Some on social media questioned why Sunak didn’t go on the attack more, when it would have been mad to go at the government on why they hadn’t solved all the ills of the world in two-and-a-half weeks, especially when those ills were largely of your own making.

The success of the Liberal Democrats and the collapse of the SNP means it is Ed Davey, not Stephen Flynn, who now gets two guaranteed questions a week. This allowed Starmer to make a joke about being surprised to see Davey wearing a suit as he was “more used to seeing him in a wetsuit”. Chortle! But Davey’s questioning – serious fare about the scandal over carer’s allowance payments – is an indicator of where he’s going to pitch his party in this parliament.

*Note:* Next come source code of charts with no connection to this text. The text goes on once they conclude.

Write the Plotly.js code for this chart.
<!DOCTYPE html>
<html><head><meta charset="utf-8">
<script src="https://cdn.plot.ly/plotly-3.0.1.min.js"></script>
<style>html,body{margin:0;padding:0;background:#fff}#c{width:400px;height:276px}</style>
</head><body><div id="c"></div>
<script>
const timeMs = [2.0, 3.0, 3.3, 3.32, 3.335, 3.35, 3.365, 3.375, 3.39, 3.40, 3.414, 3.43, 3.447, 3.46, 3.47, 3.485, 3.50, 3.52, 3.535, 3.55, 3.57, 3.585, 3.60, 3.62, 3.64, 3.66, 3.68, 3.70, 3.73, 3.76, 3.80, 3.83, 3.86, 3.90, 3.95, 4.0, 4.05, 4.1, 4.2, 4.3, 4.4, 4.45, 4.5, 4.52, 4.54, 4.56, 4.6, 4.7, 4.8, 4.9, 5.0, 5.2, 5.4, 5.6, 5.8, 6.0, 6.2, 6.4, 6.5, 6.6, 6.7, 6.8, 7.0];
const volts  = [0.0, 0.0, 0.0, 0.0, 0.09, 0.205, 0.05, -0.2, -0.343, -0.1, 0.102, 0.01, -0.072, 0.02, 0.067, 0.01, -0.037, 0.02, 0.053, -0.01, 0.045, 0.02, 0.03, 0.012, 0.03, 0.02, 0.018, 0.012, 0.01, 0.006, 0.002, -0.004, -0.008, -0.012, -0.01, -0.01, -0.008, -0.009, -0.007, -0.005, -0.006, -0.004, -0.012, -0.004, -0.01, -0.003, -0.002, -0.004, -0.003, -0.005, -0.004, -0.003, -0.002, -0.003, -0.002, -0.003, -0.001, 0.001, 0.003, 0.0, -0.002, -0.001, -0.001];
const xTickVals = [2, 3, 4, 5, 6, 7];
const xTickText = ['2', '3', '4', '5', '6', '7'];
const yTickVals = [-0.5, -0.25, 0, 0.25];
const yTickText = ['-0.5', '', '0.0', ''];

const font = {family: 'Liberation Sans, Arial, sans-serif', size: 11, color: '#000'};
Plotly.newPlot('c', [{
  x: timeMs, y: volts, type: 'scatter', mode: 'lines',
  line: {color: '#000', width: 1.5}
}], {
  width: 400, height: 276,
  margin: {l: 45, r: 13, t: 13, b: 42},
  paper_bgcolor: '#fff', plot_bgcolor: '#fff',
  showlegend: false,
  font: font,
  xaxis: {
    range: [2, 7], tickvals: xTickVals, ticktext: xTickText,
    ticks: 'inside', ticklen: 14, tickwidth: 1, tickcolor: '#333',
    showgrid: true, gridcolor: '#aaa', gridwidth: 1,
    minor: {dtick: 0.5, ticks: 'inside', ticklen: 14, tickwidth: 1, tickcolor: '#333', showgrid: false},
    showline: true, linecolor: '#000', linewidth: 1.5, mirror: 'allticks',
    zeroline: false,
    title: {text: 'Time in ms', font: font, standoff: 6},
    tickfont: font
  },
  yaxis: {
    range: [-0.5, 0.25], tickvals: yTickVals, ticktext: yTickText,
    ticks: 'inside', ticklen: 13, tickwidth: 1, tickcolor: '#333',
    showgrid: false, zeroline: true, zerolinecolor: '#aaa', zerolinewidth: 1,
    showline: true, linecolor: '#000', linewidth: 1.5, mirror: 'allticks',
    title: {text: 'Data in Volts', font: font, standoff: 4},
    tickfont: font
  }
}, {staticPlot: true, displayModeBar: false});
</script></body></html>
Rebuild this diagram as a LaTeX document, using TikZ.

Elsewhere there were a few blasts from the past. The Tories, like all governments, liked to plant a few soft questions to their leader during PMQs, but, younger readers may not recall, New Labour were the absolute masters of it – and now they’re back. Hence the sight of Mark Hendrick, who has apparently been an MP for 24 years without anybody noticing, asking a question about the government’s planned Great British Energy plan so heavily scripted by the whips he didn’t even pretend not to be reading it. “This will be critical to ensure this country’s energy security while meeting our climate goals along energy bills,” [sic] he stuttered, having apparently not bothered to read it before.

Still, at least he wasn’t making as big a twit of himself as Dan Tomlinson, a new Labour MP with a 107-word Wikipedia entry, who asked if the prime minister agreed with him “on the importance of police stations”. (The former director of public prosecutions did, incidentally.)

And the Tories? Three spoke, two on planning reforms, of which you are going to be hearing much over the coming months. One, Roger Gale, began by referring to Lindsay Hoyle as “Mr Deputy Speaker” – never a wise move. “Another Freudian slip,” said Gale. “The old dog is off the leash.”

What did he mean? Who knows, but boring new broom or not, as long as there are old-school Tories who already sound like they’ve had a good lunch, there’ll be plenty for the sketchwriters to sink their teeth into.